▼

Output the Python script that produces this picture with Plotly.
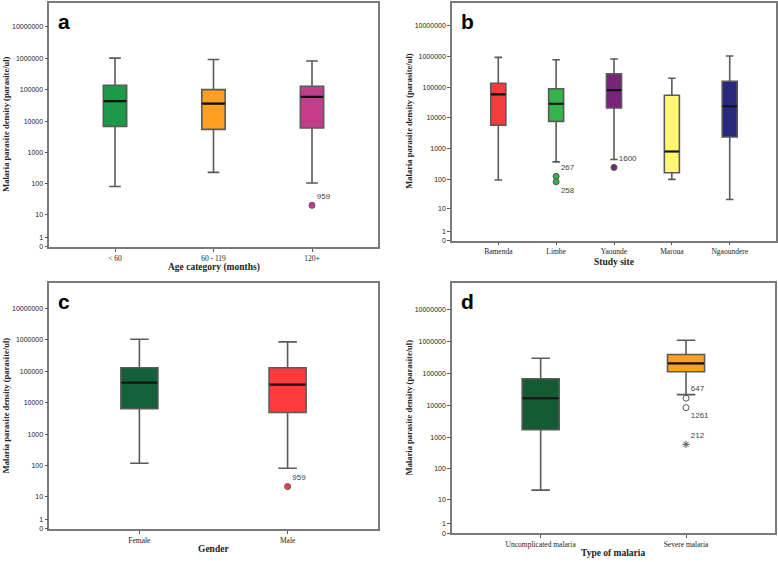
import numpy as np
import plotly.graph_objects as go

# ---------------- data (parasite/ul) ----------------
# Panel a: Age category
a_cats = ["< 60", "60 - 119", "120+"]
a_upper = [1000000, 900000, 805000]
a_q3 = [137000, 100000, 127000]
a_med = [43000, 36000, 59000]
a_q1 = [6800, 5450, 6000]
a_lower = [82, 234, 107]
a_colors = ["#1c9a48", "#ffa020", "#c43c8c"]
a_out_x = ["120+"]
a_out_y = [20]
a_out_lab = ["959"]

# Panel b: Study site
b_cats = ["Bamenda", "Limbe", "Yaounde", "Maroua", "Ngaoundere"]
b_upper = [940000, 790000, 830000, 196000, 1040000]
b_q3 = [135000, 89000, 272000, 55000, 157000]
b_med = [59000, 29000, 80000, 805, 24000]
b_q1 = [5850, 7740, 21000, 162, 2400]
b_lower = [94, 370, 443, 99, 21]
b_colors = ["#f53c3c", "#33b44a", "#7a237c", "#fff870", "#28287e"]
b_out_x = ["Limbe", "Limbe", "Yaounde"]
b_out_y = [124, 82, 243]
b_out_lab = ["267", "258", "1600"]
b_out_col = ["#33b44a", "#33b44a", "#7a237c"]

# Panel c: Gender
c_cats = ["Female", "Male"]
c_upper = [1050000, 863000]
c_q3 = [130000, 130000]
c_med = [44000, 38000]
c_q1 = [6500, 4950]
c_lower = [120, 83]
c_colors = ["#13613a", "#ff3b3b"]
c_out_x = ["Male"]
c_out_y = [21]
c_out_lab = ["959"]

# Panel d: Type of malaria
d_cats = ["Uncomplicated malaria", "Severe malaria"]
d_upper = [292000, 1060000]
d_q3 = [66500, 380000]
d_med = [16400, 200000]
d_q1 = [1700, 110000]
d_lower = [21, 21200]
d_colors = ["#145a32", "#ffa020"]
d_out_x = ["Severe malaria", "Severe malaria", "Severe malaria"]
d_out_y = [16400, 8300, 593]
d_out_lab = ["647", "1261", "212"]
d_out_sym = ["circle-open", "circle-open", "asterisk-open"]

tick_vals = [0, 1, 10, 100, 1000, 10000, 100000, 1000000, 10000000]
tick_text = [str(v) for v in tick_vals]


def tr(v):
    return np.log10(np.asarray(v, dtype=float) + 1)


W, H = 778, 562
fig = go.Figure()

panels = [
    dict(key="", cats=a_cats, up=a_upper, q3=a_q3, med=a_med, q1=a_q1, lo=a_lower,
         col=a_colors, bw=0.237, xr=[-0.667, 2.667], yr=[0, 7.76],
         dom_x=[49.3, 377.7], dom_y=[2.7, 248.3], letter="a",
         xtitle="Age category (months)", xt_y=269, yt_x=6),
    dict(key="2", cats=b_cats, up=b_upper, q3=b_q3, med=b_med, q1=b_q1, lo=b_lower,
         col=b_colors, bw=0.26, xr=[-0.8, 4.8], yr=[0, 7.755],
         dom_x=[452, 776], dom_y=[2.7, 242], letter="b",
         xtitle="Study site", xt_y=263, yt_x=409),
    dict(key="3", cats=c_cats, up=c_upper, q3=c_q3, med=c_med, q1=c_q1, lo=c_lower,
         col=c_colors, bw=0.25, xr=[-0.608, 1.608], yr=[0, 7.79],
         dom_x=[49.3, 377.7], dom_y=[285, 531.7], letter="c",
         xtitle="Gender", xt_y=552, yt_x=6),
    dict(key="4", cats=d_cats, up=d_upper, q3=d_q3, med=d_med, q1=d_q1, lo=d_lower,
         col=d_colors, bw=0.255, xr=[-0.61, 1.61], yr=[0, 7.8],
         dom_x=[452, 774.7], dom_y=[285, 536], letter="d",
         xtitle="Type of malaria", xt_y=556, yt_x=409),
]

annotations = []
for p in panels:
    xa = "x" + p["key"]
    ya = "y" + p["key"]
    for i, cat in enumerate(p["cats"]):
        fig.add_trace(go.Box(
            x=[cat], q1=[tr(p["q1"][i])], median=[tr(p["med"][i])], q3=[tr(p["q3"][i])],
            lowerfence=[tr(p["lo"][i])], upperfence=[tr(p["up"][i])],
            fillcolor=p["col"][i], line=dict(color="#5a5a5a", width=1.6),
            width=p["bw"], whiskerwidth=0.5, boxpoints=False, showlegend=False,
            hoverinfo="skip", xaxis=xa, yaxis=ya))
        # black median line
        m = tr(p["med"][i])
        fig.add_trace(go.Box(
            x=[cat], q1=[m], median=[m], q3=[m], lowerfence=[m], upperfence=[m],
            fillcolor="rgba(0,0,0,0)", line=dict(color="#111111", width=2.2),
            width=p["bw"] * 0.97, whiskerwidth=0, boxpoints=False, showlegend=False,
            hoverinfo="skip", xaxis=xa, yaxis=ya))
    dx0, dx1 = p["dom_x"]
    dy0, dy1 = p["dom_y"]
    lay_x = dict(domain=[dx0 / W, dx1 / W], range=p["xr"], type="category",
                 categoryorder="array", categoryarray=p["cats"],
                 showline=True, mirror=True, linecolor="#7a7a7a", linewidth=1.5,
                 ticks="outside", ticklen=3, tickcolor="#555", showgrid=False,
                 zeroline=False, tickfont=dict(family="Liberation Serif", size=7.5, color="#222"),
                 anchor=ya)
    lay_y = dict(domain=[1 - dy1 / H, 1 - dy0 / H], range=p["yr"],
                 tickvals=list(tr(tick_vals)), ticktext=tick_text,
                 showline=True, mirror=True, linecolor="#7a7a7a", linewidth=1.5,
                 ticks="outside", ticklen=3, tickcolor="#555", showgrid=False,
                 zeroline=False, tickfont=dict(family="Liberation Sans", size=7, color="#222"),
                 anchor=xa)
    fig.layout["xaxis" + p["key"]] = lay_x
    fig.layout["yaxis" + p["key"]] = lay_y
    annotations.append(dict(text="<b>" + p["letter"] + "</b>", xref="paper", yref="paper",
                            x=(dx0 + 7) / W, y=1 - (dy0 + 5) / H, xanchor="left", yanchor="top",
                            showarrow=False, font=dict(family="Liberation Sans", size=21, color="black")))
    annotations.append(dict(text="<b>" + p["xtitle"] + "</b>", xref="paper", yref="paper",
                            x=(dx0 + dx1) / 2 / W, y=1 - p["xt_y"] / H, xanchor="center",
                            yanchor="middle", showarrow=False,
                            font=dict(family="Liberation Serif", size=9.5, color="#222")))
    annotations.append(dict(text="<b>Malaria parasite density (parasite/ul)</b>", xref="paper",
                            yref="paper", x=p["yt_x"] / W, y=1 - (dy0 + dy1) / 2 / H,
                            xanchor="center", yanchor="middle", textangle=-90, showarrow=False,
                            font=dict(family="Liberation Serif", size=8.5, color="#222")))

# outliers
fig.add_trace(go.Scatter(x=a_out_x, y=tr(a_out_y), mode="markers+text", text=a_out_lab,
                         textposition="top right", textfont=dict(family="Liberation Sans", size=8, color="#444"),
                         marker=dict(color="#c43c8c", size=6, line=dict(color="#555", width=1)),
                         showlegend=False, hoverinfo="skip", xaxis="x", yaxis="y"))
fig.add_trace(go.Scatter(x=b_out_x, y=tr(b_out_y), mode="markers+text", text=b_out_lab,
                         textposition=["top right", "bottom right", "top right"],
                         textfont=dict(family="Liberation Sans", size=8, color="#444"),
                         marker=dict(color=b_out_col, size=6, line=dict(color="#555", width=1)),
                         showlegend=False, hoverinfo="skip", xaxis="x2", yaxis="y2"))
fig.add_trace(go.Scatter(x=c_out_x, y=tr(c_out_y), mode="markers+text", text=c_out_lab,
                         textposition="top right", textfont=dict(family="Liberation Sans", size=8, color="#444"),
                         marker=dict(color="#ff3b3b", size=6, line=dict(color="#555", width=1)),
                         showlegend=False, hoverinfo="skip", xaxis="x3", yaxis="y3"))
fig.add_trace(go.Scatter(x=d_out_x, y=tr(d_out_y), mode="markers+text", text=d_out_lab,
                         textposition=["top right", "bottom right", "top right"],
                         textfont=dict(family="Liberation Sans", size=8, color="#444"),
                         marker=dict(color="#555", size=6, symbol=d_out_sym, line=dict(color="#555", width=1)),
                         showlegend=False, hoverinfo="skip", xaxis="x4", yaxis="y4"))

fig.update_layout(width=W, height=H, margin=dict(l=0, r=0, t=0, b=0),
                  paper_bgcolor="white", plot_bgcolor="white",
                  annotations=annotations, showlegend=False)

fig.write_html("out.html", config={"displayModeBar": False},
               post_script="document.body.style.margin='0';document.body.style.padding='0';"
                           "document.documentElement.style.overflow='hidden';")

▲

Exercise objective: Print the data above verbatim from the first line through the line holding "import plotly.graph_objects as go", leaving every picture out.

Full output:
Output the Python script that produces this picture with Plotly.
import numpy as np
import plotly.graph_objects as go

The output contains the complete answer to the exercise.